- by Victoria Janssen
I think for most of us, it’s a mixture of many factors. I’m coming at this from the perspective of someone who does not depend upon novel sales for her livelihood, so I can only speak from that point of view.
Writers are steeped in their genre, and to some extent genre equals what sells to readers of that genre and vice-versa, so in some respects you’re always writing to market. And round and round and round she goes…. Plus, if you read in that genre, likely you’re attracted to it anyway, on some deep level. That’s love and money, all bound up together.
Agents/editors/crit partners might suggest you try one thing or another because “it’ll sell.” I haven’t had that happen to me yet, but if I got such a suggestion, I would consider it seriously, to see if I could make that idea my own.

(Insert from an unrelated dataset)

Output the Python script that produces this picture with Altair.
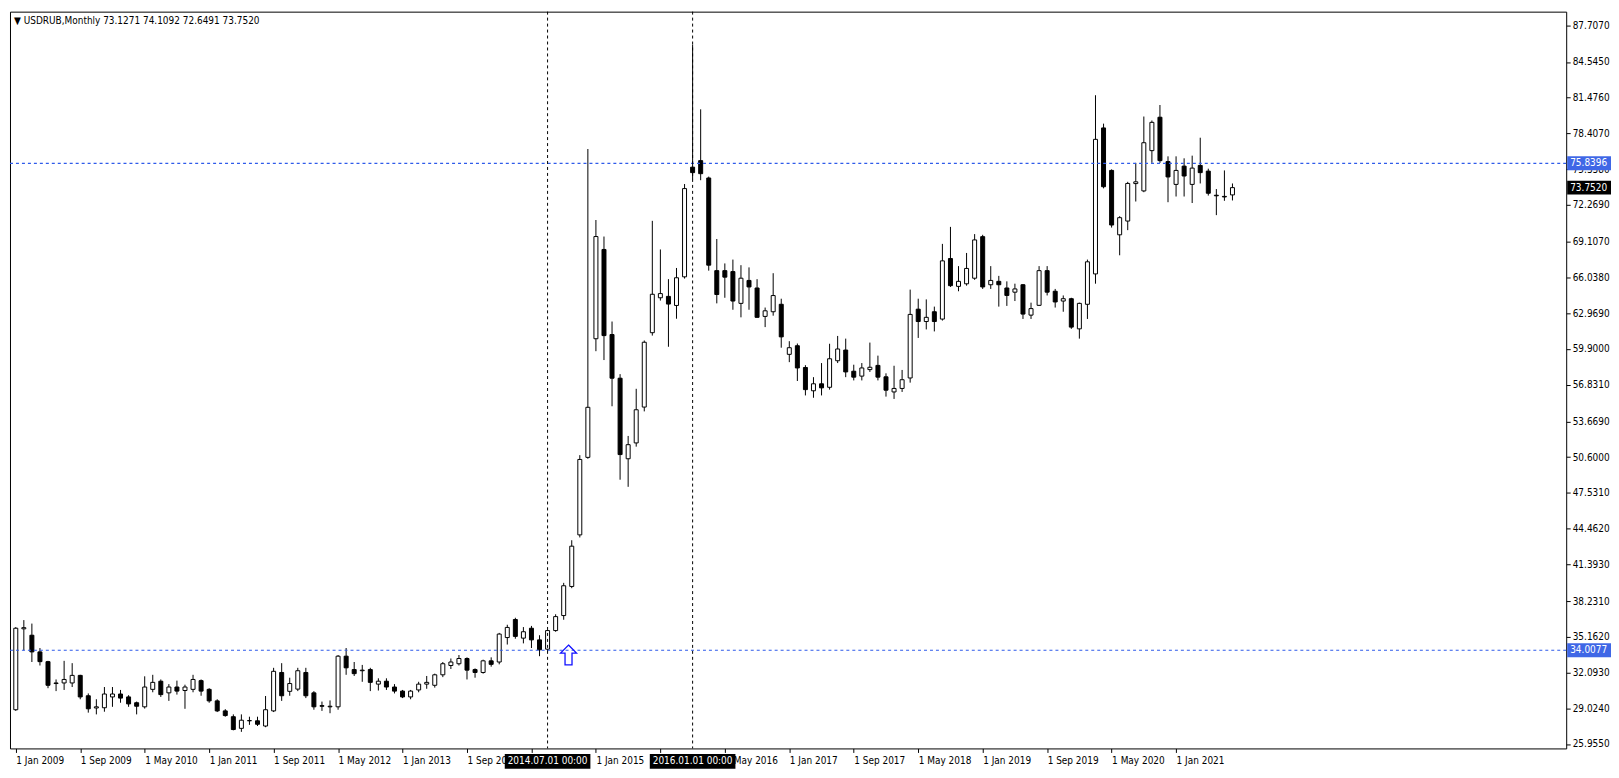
import altair as alt
import pandas as pd

# ---------------- data ----------------
months = list(range(152))  # 0 = Jan 2009 ... 151 = Aug 2021
opens = [28.9, 35.85, 35.3, 33.87, 33.03, 31.15, 31.2, 31.2, 31.85, 30.1, 29.05, 29.07,
         30.0, 30.25, 30.0, 29.5, 29.15, 30.65, 31.35, 30.35, 30.85, 30.55, 30.65, 31.4,
         30.65, 29.66, 28.8, 28.3, 27.3, 27.95, 27.95, 27.5, 28.8, 32.1, 30.48, 30.67,
         32.1, 30.35, 29.25, 29.15, 29.15, 33.5, 32.35, 32.25, 32.35, 31.1, 31.35, 30.85,
         30.5, 30.0, 30.6, 31.1, 31.0, 31.9, 32.7, 32.85, 33.3, 32.35, 32.1, 33.1,
         33.0, 35.1, 36.65, 35.05, 35.9, 34.9, 34.1, 35.7, 36.99, 39.49, 43.92, 50.58,
         60.77, 68.44, 61.13, 57.38, 50.46, 51.82, 54.9, 61.29, 64.29, 64.41, 63.63, 66.09,
         75.51, 76.07, 74.58, 66.62, 66.62, 66.54, 63.81, 65.78, 65.13, 62.69, 63.09, 63.73,
         59.43, 60.17, 58.3, 56.3, 56.9, 56.6, 58.88, 59.8, 57.98, 57.56, 58.12, 58.48,
         57.5, 56.2, 56.5, 57.4, 63.31, 62.25, 63.09, 62.46, 67.66, 65.27, 65.49, 65.97,
         69.54, 65.41, 65.7, 65.13, 64.77, 65.41, 62.8, 63.64, 66.62, 64.85, 64.01, 64.21,
         61.62, 63.73, 66.34, 78.88, 75.23, 69.7, 70.88, 74.1, 73.47, 76.93, 79.8, 75.99,
         74.03, 75.6, 74.03, 75.66, 75.17, 73.1, 73.0, 73.1271]
highs = [36.0, 36.6, 36.3, 34.2, 33.1, 31.5, 33.1, 32.9, 31.9, 30.3, 29.8, 30.85,
         30.85, 30.6, 30.15, 29.6, 31.77, 31.9, 31.5, 31.1, 31.4, 31.05, 31.9, 31.5,
         30.75, 29.8, 28.95, 28.5, 28.5, 28.3, 28.3, 30.08, 32.5, 32.9, 31.65, 32.5,
         32.5, 30.5, 29.6, 29.7, 33.6, 34.2, 33.0, 32.75, 32.5, 31.6, 31.6, 31.1,
         30.6, 30.6, 31.3, 31.8, 32.0, 33.0, 33.3, 33.6, 33.4, 32.45, 33.2, 33.4,
         35.5, 36.2, 36.8, 36.0, 36.1, 35.3, 35.75, 37.1, 39.8, 43.46, 50.77, 77.07,
         70.97, 69.55, 62.25, 57.73, 52.42, 56.47, 60.62, 70.9, 68.44, 65.89, 66.85, 74.06,
         86.03, 80.48, 74.7, 69.34, 67.24, 67.57, 67.09, 66.9, 65.89, 63.45, 66.4, 64.21,
         60.56, 60.36, 58.5, 57.47, 58.68, 60.34, 61.01, 60.78, 58.54, 58.68, 60.44, 59.32,
         57.8, 58.45, 58.09, 64.99, 64.21, 64.15, 63.53, 68.92, 70.38, 67.01, 68.14, 69.76,
         69.7, 67.01, 66.17, 65.7, 65.5, 65.47, 63.87, 67.01, 67.01, 65.05, 64.49, 64.29,
         63.87, 67.57, 81.69, 79.25, 75.32, 71.3, 74.25, 75.88, 79.86, 79.52, 80.85, 76.44,
         76.44, 76.27, 76.5, 78.04, 75.38, 73.63, 75.23, 74.1092]
lows = [28.8, 34.0, 33.0, 32.7, 30.75, 30.5, 30.6, 30.85, 29.8, 28.65, 28.5, 28.73,
        29.15, 29.5, 29.15, 28.5, 29.0, 30.4, 30.0, 29.66, 30.2, 28.98, 30.4, 30.1,
        29.5, 28.7, 28.3, 27.13, 27.0, 27.6, 27.5, 27.4, 28.7, 29.66, 30.1, 30.5,
        29.9, 28.9, 28.8, 28.6, 28.9, 31.9, 31.8, 31.3, 30.5, 30.55, 30.6, 30.3,
        29.9, 29.8, 30.4, 30.7, 30.8, 31.7, 32.4, 32.7, 31.5, 31.65, 32.0, 32.6,
        32.8, 34.5, 35.0, 34.6, 34.2, 33.5, 33.9, 35.6, 36.63, 39.34, 43.7, 50.46,
        59.7, 58.94, 54.97, 48.66, 48.05, 51.5, 54.53, 61.04, 64.05, 60.08, 62.49, 65.94,
        74.47, 74.39, 66.62, 63.81, 64.29, 63.26, 62.61, 63.26, 62.6, 61.77, 62.75, 60.0,
        58.76, 57.14, 55.9, 55.7, 55.9, 56.4, 58.68, 57.47, 57.19, 57.19, 57.92, 57.19,
        55.8, 55.6, 56.2, 57.0, 60.84, 61.57, 61.4, 62.33, 65.22, 64.85, 65.33, 65.83,
        65.05, 65.05, 63.53, 63.59, 64.01, 62.47, 62.47, 63.59, 64.49, 63.45, 63.09, 61.62,
        60.78, 62.47, 65.5, 73.69, 70.32, 67.94, 70.1, 72.56, 73.36, 75.88, 75.88, 72.5,
        72.99, 72.99, 72.43, 74.11, 73.07, 71.39, 72.62, 72.6491]
closes = [35.9, 35.95, 33.87, 33.03, 31.0, 31.2, 31.5, 31.85, 30.0, 28.98, 29.15, 30.25,
          30.25, 29.9, 29.4, 29.2, 30.85, 31.25, 30.2, 30.85, 30.5, 30.85, 31.5, 30.5,
          29.66, 28.8, 28.4, 27.2, 28.0, 27.97, 27.65, 28.9, 32.2, 30.1, 31.15, 32.25,
          30.1, 29.15, 29.2, 29.2, 33.5, 32.5, 32.0, 32.3, 31.25, 31.35, 30.85, 30.5,
          30.0, 30.5, 31.1, 31.25, 31.9, 32.85, 33.0, 33.3, 32.3, 32.1, 33.1, 32.8,
          35.4, 35.97, 35.2, 35.6, 34.9, 34.05, 35.7, 36.9, 39.55, 42.95, 50.4, 54.88,
          69.55, 61.04, 57.38, 50.82, 51.67, 54.67, 60.47, 64.59, 64.65, 63.75, 66.01, 73.67,
          75.04, 74.95, 67.09, 64.57, 66.06, 64.01, 65.97, 65.22, 62.61, 63.17, 64.48, 60.93,
          60.0, 58.26, 56.4, 56.9, 56.55, 59.05, 59.89, 57.92, 57.47, 58.26, 58.32, 57.47,
          56.35, 56.5, 57.25, 62.86, 62.25, 62.61, 62.25, 67.46, 65.33, 65.7, 66.81, 69.26,
          65.22, 65.78, 65.41, 64.49, 65.05, 62.89, 63.36, 66.62, 64.77, 63.93, 64.21, 61.77,
          63.81, 67.38, 77.9, 73.83, 70.54, 71.17, 74.11, 74.25, 77.61, 79.36, 76.07, 74.67,
          75.23, 74.75, 75.43, 75.04, 73.27, 73.05, 72.95, 73.752]

x_tick_months = list(range(0, 145, 8))
x_tick_labels = ["1 Jan 2009", "1 Sep 2009", "1 May 2010", "1 Jan 2011", "1 Sep 2011",
                 "1 May 2012", "1 Jan 2013", "1 Sep 2013", "1 May 2014", "1 Jan 2015",
                 "1 Sep 2015", "1 May 2016", "1 Jan 2017", "1 Sep 2017", "1 May 2018",
                 "1 Jan 2019", "1 Sep 2019", "1 May 2020", "1 Jan 2021"]
y_tick_values = [87.707, 84.545, 81.476, 78.407, 75.338, 72.269, 69.107, 66.038, 62.969,
                 59.9, 56.831, 53.669, 50.6, 47.531, 44.462, 41.393, 38.231, 35.162,
                 32.093, 29.024, 25.955]

hline_prices = [75.8396, 34.0077]
vline_months = [66, 84]
vline_labels = ["2014.07.01 00:00", "2016.01.01 00:00"]
box_prices = [75.8396, 34.0077, 73.752]
box_texts = ["75.8396", "34.0077", "73.7520"]
box_colors = ["#3F67E6", "#3F67E6", "#000000"]
arrow_month = [68.6]
arrow_price = [33.6]
title_text = ["\u25BC USDRUB,Monthly  73.1271 74.1092 72.6491 73.7520"]

# ---------------- layout ----------------
W, H = 1563, 740
X_DOMAIN = [-0.1, 191.8]
Y_DOMAIN = [25.575, 88.87]
FONT = "DejaVu Sans Condensed, DejaVu Sans"

df = pd.DataFrame({"m": months, "open": opens, "high": highs, "low": lows, "close": closes})

label_expr = "[" + ",".join("'%s'" % s for s in x_tick_labels) + "][round(datum.value/8)]"
x_axis = alt.Axis(values=x_tick_months, labelExpr=label_expr, title=None, grid=False,
                  domain=False, tickSize=4, tickColor="black", labelAlign="left",
                  labelFont=FONT, labelFontSize=10, labelColor="black", labelPadding=3,
                  labelFlush=False, labelOverlap=False, orient="bottom")
y_axis = alt.Axis(values=y_tick_values, format=".4f", title=None, grid=False, domain=False,
                  tickSize=4, tickColor="black", labelFont=FONT, labelFontSize=10,
                  labelColor="black", labelPadding=2, labelFlush=False,
                  labelOverlap=False, orient="right")
x_scale = alt.Scale(domain=X_DOMAIN, nice=False, zero=False)
y_scale = alt.Scale(domain=Y_DOMAIN, nice=False, zero=False)


def X(field):
    return alt.X(field, type="quantitative", scale=x_scale, axis=x_axis)


def Y(field):
    return alt.Y(field, type="quantitative", scale=y_scale, axis=y_axis)


base = alt.Chart(df)

wicks = base.mark_rule(color="black", strokeWidth=1).encode(
    x=X("m"), y=Y("low"), y2="high")

bodies = base.mark_bar(size=4, stroke="black", strokeWidth=1, opacity=1).encode(
    x=X("m"), y=Y("open"), y2="close",
    fill=alt.condition("datum.close > datum.open", alt.value("white"), alt.value("black")))

hdf = pd.DataFrame({"p": hline_prices})
hlines = alt.Chart(hdf).mark_rule(color="#2F5BEA", strokeDash=[3, 3], strokeWidth=1.2).encode(
    y=Y("p"))

vdf = pd.DataFrame({"m": vline_months, "t": vline_labels})
vlines = alt.Chart(vdf).mark_rule(color="black", strokeDash=[3, 3], strokeWidth=1).encode(
    x=X("m"))

adf = pd.DataFrame({"m": arrow_month, "p": arrow_price})
arrow = alt.Chart(adf).mark_point(
    shape="M0,-1L0.8,-0.2L0.35,-0.2L0.35,1L-0.35,1L-0.35,-0.2L-0.8,-0.2Z",
    size=400, filled=False, stroke="#1010FF", strokeWidth=1.3, opacity=1).encode(
    x=X("m"), y=Y("p"))

date_box = alt.Chart(vdf).mark_point(
    shape="M-1,-0.174L1,-0.174L1,0.174L-1,0.174Z", size=86 * 86, filled=True,
    color="black", opacity=1, strokeWidth=0).encode(
    x=X("m"), y=alt.value(H + 13))
date_text = alt.Chart(vdf).mark_text(font=FONT, fontSize=10, color="white",
                                     align="center", baseline="middle").encode(
    x=X("m"), y=alt.value(H + 13), text="t:N")

bdf = pd.DataFrame({"p": box_prices, "t": box_texts, "c": box_colors})
price_box = alt.Chart(bdf).mark_point(
    shape="M-1,-0.318L1,-0.318L1,0.318L-1,0.318Z", size=44 * 44, filled=True,
    opacity=1, strokeWidth=0).encode(
    x=alt.value(W + 23), y=Y("p"), color=alt.Color("c:N", scale=None))
price_text = alt.Chart(bdf).mark_text(font=FONT, fontSize=10, color="white",
                                      align="left", baseline="middle").encode(
    x=alt.value(W + 4), y=Y("p"), text="t:N")

tdf = pd.DataFrame({"t": title_text})
title = alt.Chart(tdf).mark_text(font=FONT, fontSize=10, color="black", align="left",
                                 baseline="middle").encode(
    x=alt.value(4), y=alt.value(9), text="t:N")

chart = alt.layer(wicks, bodies, hlines, vlines, arrow, date_box, date_text,
                  price_box, price_text, title).properties(
    width=W, height=H, padding={"left": 1, "top": 1, "right": 0, "bottom": 0},
    background="white"
).configure_view(stroke="black", strokeWidth=1)

chart.save("out.html", embed_options={"renderer": "svg", "actions": False})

I think it never hurts to consider outside advice, whether I take the advice or not. Sometimes others can see my writing more clearly than I can. I might be especially good at a particular type of story and have no idea that those stories are any better than anything else I’ve written. I might be good at something that’s more salable than what I’m currently writing. Again, it’s a tangled process of decision-making.

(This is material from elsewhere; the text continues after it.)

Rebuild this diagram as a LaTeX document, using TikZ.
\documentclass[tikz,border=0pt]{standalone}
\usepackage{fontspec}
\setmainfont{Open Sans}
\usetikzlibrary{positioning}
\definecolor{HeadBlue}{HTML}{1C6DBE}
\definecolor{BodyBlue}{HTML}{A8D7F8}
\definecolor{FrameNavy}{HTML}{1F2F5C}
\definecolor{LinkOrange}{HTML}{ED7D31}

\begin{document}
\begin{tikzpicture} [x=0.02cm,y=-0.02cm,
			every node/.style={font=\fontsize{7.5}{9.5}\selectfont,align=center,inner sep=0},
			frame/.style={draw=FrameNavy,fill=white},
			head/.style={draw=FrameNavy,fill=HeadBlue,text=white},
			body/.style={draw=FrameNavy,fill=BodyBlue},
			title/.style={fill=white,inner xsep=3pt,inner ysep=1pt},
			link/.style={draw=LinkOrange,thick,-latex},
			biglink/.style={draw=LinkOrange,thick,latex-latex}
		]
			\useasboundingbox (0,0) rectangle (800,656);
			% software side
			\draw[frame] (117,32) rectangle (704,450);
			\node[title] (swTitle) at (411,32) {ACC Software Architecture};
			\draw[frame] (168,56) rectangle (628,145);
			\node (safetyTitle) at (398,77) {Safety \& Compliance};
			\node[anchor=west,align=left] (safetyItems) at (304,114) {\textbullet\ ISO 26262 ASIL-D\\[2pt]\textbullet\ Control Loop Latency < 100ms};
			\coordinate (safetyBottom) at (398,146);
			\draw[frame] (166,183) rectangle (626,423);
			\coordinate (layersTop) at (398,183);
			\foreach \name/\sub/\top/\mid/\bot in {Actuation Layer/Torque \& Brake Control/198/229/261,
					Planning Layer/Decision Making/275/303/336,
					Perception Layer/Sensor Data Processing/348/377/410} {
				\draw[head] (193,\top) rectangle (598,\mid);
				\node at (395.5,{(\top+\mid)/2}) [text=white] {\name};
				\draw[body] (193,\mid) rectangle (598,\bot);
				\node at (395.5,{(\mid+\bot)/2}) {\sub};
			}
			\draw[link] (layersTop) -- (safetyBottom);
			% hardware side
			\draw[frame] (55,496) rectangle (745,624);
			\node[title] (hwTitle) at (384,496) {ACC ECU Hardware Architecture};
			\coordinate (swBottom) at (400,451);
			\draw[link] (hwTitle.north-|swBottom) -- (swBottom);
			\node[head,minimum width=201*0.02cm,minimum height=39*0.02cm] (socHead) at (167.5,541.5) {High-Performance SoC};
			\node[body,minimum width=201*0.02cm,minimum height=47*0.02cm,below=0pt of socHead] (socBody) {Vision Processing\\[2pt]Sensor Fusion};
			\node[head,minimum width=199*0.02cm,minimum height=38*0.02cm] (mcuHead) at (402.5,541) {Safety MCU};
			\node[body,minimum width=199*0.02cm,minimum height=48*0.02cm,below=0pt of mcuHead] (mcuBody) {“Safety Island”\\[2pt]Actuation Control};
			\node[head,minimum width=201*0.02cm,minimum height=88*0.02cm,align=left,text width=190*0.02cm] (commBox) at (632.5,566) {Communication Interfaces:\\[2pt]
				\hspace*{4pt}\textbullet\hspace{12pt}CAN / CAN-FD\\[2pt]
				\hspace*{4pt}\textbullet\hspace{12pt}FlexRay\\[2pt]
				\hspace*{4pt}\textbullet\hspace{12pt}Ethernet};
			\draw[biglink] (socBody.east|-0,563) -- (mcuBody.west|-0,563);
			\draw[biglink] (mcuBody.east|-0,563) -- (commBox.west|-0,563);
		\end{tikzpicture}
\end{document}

Here’s an example of how I think this process works for me. I’d like to do a Victorian historical romance one day, and one reason is because mass market historical romance sells more than erotica and I’d like to make more money for a book. Market-wise, there seem to be a few more Victorian-set romances at the moment, so presumably they’re selling.
My other reasons for that goal, though, are myriad: I love historical romance – it’s the sub-genre I read most of these days – and I am always wishing for more Victorian-set books, and I love research. The Victorian period is a nice segue backwards from the Edwardian/WWI I’ve already used, so I’d be following my own interests. I already have some books, which I’ve been sporadically reading.

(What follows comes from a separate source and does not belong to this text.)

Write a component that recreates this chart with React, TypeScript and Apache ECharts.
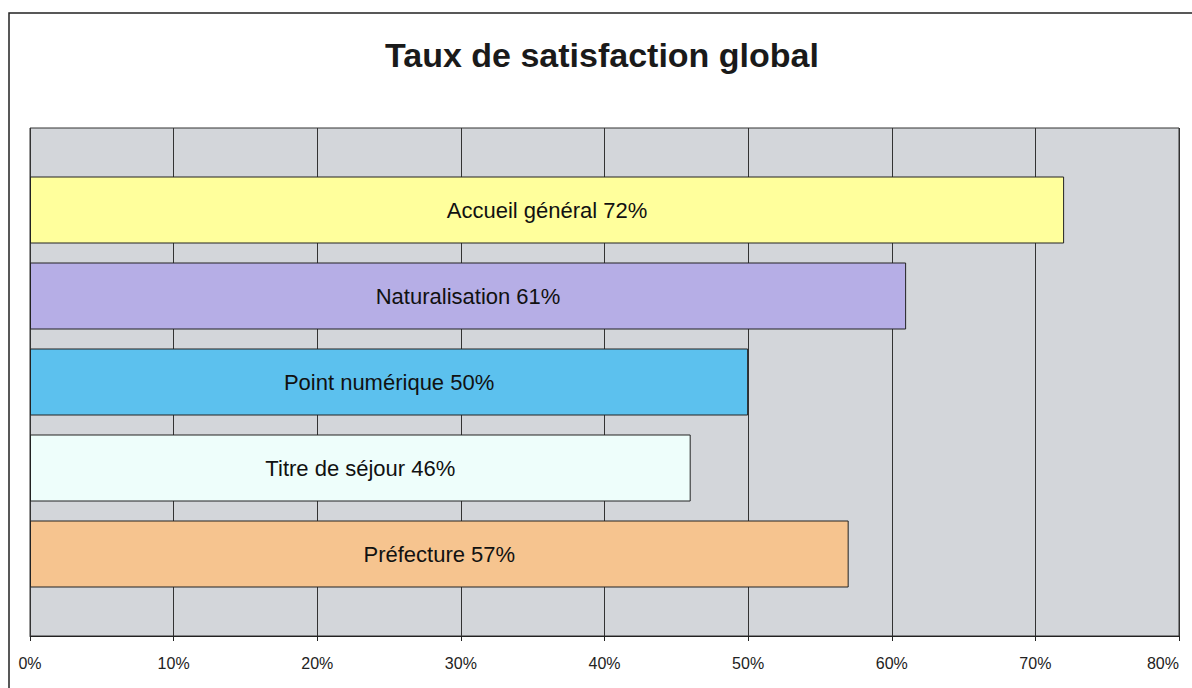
import React, { useEffect, useRef } from "react";
import * as echarts from "echarts";

const categories = [
  "Accueil général",
  "Naturalisation",
  "Point numérique",
  "Titre de séjour",
  "Préfecture",
];
const values = [72, 61, 50, 46, 57];
const barColors = ["#FFFF9C", "#B6AEE6", "#5CC1EE", "#EEFEFB", "#F6C48F"];
const titleText = "Taux de satisfaction global";
const FONT = "'Liberation Sans', Arial, sans-serif";

export default function App() {
  const ref = useRef<HTMLDivElement>(null);
  useEffect(() => {
    document.body.style.margin = "0";
    const chart = echarts.init(ref.current!, null, { renderer: "svg" });
    chart.setOption({
      animation: false,
      backgroundColor: "#ffffff",
      title: {
        text: titleText,
        left: 602,
        top: 38,
        padding: 0,
        textAlign: "center",
        textStyle: {
          fontSize: 34,
          fontWeight: "bold",
          fontFamily: FONT,
          color: "#1a1a1a",
        },
      },
      graphic: [
        {
          type: "rect",
          shape: { x: 9, y: 13, width: 1200, height: 700 },
          style: { fill: "none", stroke: "#222", lineWidth: 1.5 },
          silent: true,
        },
      ],
      grid: [
        {
          left: 30,
          right: 13,
          top: 128,
          bottom: 52,
          containLabel: false,
          outerBoundsMode: "none",
          show: true,
          backgroundColor: "#D3D6DA",
          borderColor: "#333",
          borderWidth: 1,
        },
        {
          left: 30,
          right: 13,
          top: 167,
          bottom: 91,
          containLabel: false,
          outerBoundsMode: "none",
        },
      ],
      xAxis: [
        {
          type: "value",
          gridIndex: 0,
          min: 0,
          max: 80,
          interval: 10,
          axisLine: { show: true, lineStyle: { color: "#222", width: 1 } },
          axisTick: { show: true, length: 5, lineStyle: { color: "#222" } },
          splitLine: { show: true, lineStyle: { color: "#333", width: 1 } },
          axisLabel: {
            formatter: "{value}%",
            fontSize: 16,
            fontFamily: FONT,
            color: "#222",
            margin: 19,
            alignMaxLabel: "right",
          },
        },
        {
          type: "value",
          gridIndex: 1,
          min: 0,
          max: 80,
          show: false,
        },
      ],
      yAxis: [
        {
          type: "value",
          gridIndex: 0,
          show: false,
          splitLine: { show: false },
        },
        {
          type: "category",
          gridIndex: 1,
          data: categories,
          inverse: true,
          show: false,
        },
      ],
      series: [
        {
          type: "bar",
          xAxisIndex: 1,
          yAxisIndex: 1,
          barWidth: 67,
          data: values.map((v, i) => ({
            value: v,
            itemStyle: { color: barColors[i] },
          })),
          itemStyle: { borderColor: "#222", borderWidth: 1 },
          label: {
            show: true,
            position: "inside",
            formatter: (p: any) => `${p.name} ${p.value}%`,
            fontSize: 22,
            fontFamily: FONT,
            color: "#111",
          },
        },
      ],
    });
    return () => chart.dispose();
  }, []);
  return <div ref={ref} style={{ width: 1192, height: 688 }} />;
}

The thing is, if I wasn’t intellectually and emotionally interested already, I don’t think it would have occurred to me to try and write a Victorian historical romance in order to make more money. You’re not guaranteed a sale, especially in a genre in which you’ve not previously sold. It’s not worth it (to me) to put all that time and mental effort into a project unless I’m going to enjoy the heck out of it.
So far, this project consists of a few notes on hero and heroine, a few research books I’ve purchased but not yet read, and a substantial research wishlist (ahem, yes, I know my weaknesses!). The project is a carrot to me, a prize for when I’ve done the work for which I’m already contracted. That looms larger for me than any monetary motivation.
Since my primary source of income is not my novels, I feel like I have a little bit more freedom to indulge.